Junín 1760, 1113 CABA, Argentina

Buried alive

The tragic story of 19 year old Rufina Cambaceres, a socialite who died suddenly in 1902. It was raining the day her casket arrived at Recoleta and was left in the Chapel over night. Legend has it that a cemetery worker noticed the casket had slightly moved and its lid out of place. They expected a grave robber.

However when her casket was opened the truth was much worse. Rufina still had all her jewelry, and now also had bruises and scratch marks on the inside of the lid: she had been buried alive and tried to scratch her way out of the casket in a panic. She had suffered an attack of cataplexy, which causes a comatose-like state, leading doctors to mistakenly believe she was dead.

In fact she died in the casket of a heart attack, due to the terrorising experience.

History

La Recoleta Cemetery, Argentina, Buenos Aires (Cementerio de la Recoleta) is a cemetery located in the Recoleta neighbourhood of Buenos Aires, Argentina. It contains the graves of notable people, including Eva Perón, presidents of Argentina, Nobel Prize winners, the founder of the Argentine Navy, and a granddaughter of Napoleon.

In 2011, the BBC hailed it as one of the world's best cemeteries and in 2013, CNN listed it among the 10 most beautiful cemeteries in the world.
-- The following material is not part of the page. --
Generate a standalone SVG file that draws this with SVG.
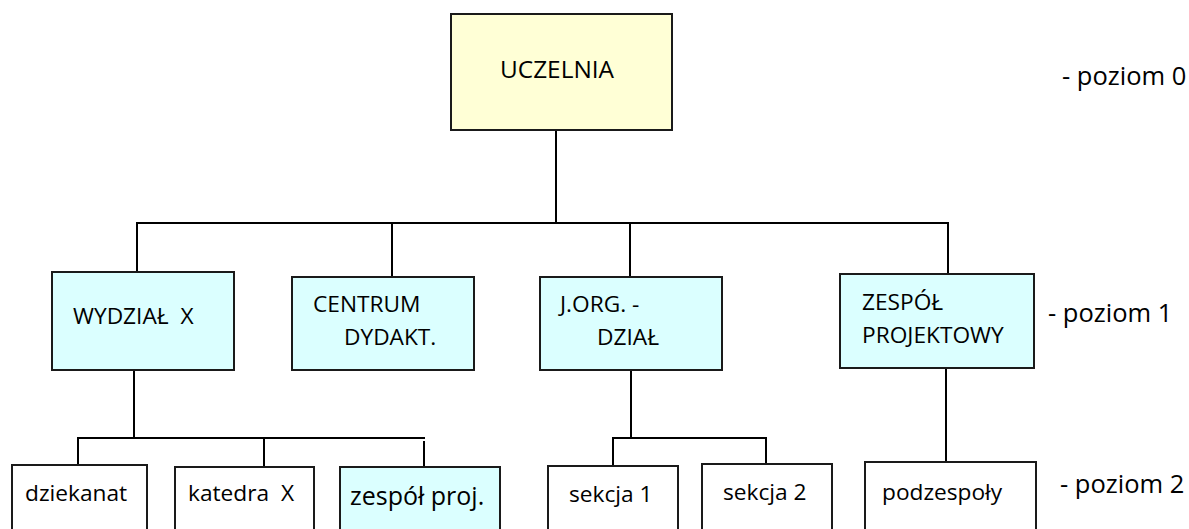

The monks of the Order of the Recoletos arrived in this area, then the outskirts of Buenos Aires, in the early eighteenth century.

The cemetery is built around their convent and a church, Our Lady of Pilar (Iglesia de Nuestra Señora del Pilar), built in 1732. The order was disbanded in 1822, and the garden of the convent was converted into the first public cemetery in Buenos Aires. Inaugurated on 17 November of the same year under the name of Cementerio del Norte (Northern Cemetery) those responsible for its creation were the then-Governor Martin Rodríguez, who would be eventually buried in the cemetery, and government minister Bernardino Rivadavia.

The 1822 layout was done by French civil engineer Próspero Catelin, who also designed the current facade of the Buenos Aires Metropolitan Cathedral.The cemetery was last remodeled in 1881, while Torcuato de Alvear was mayor of the city, by the Italian architect Juan Antonio Buschiazzo.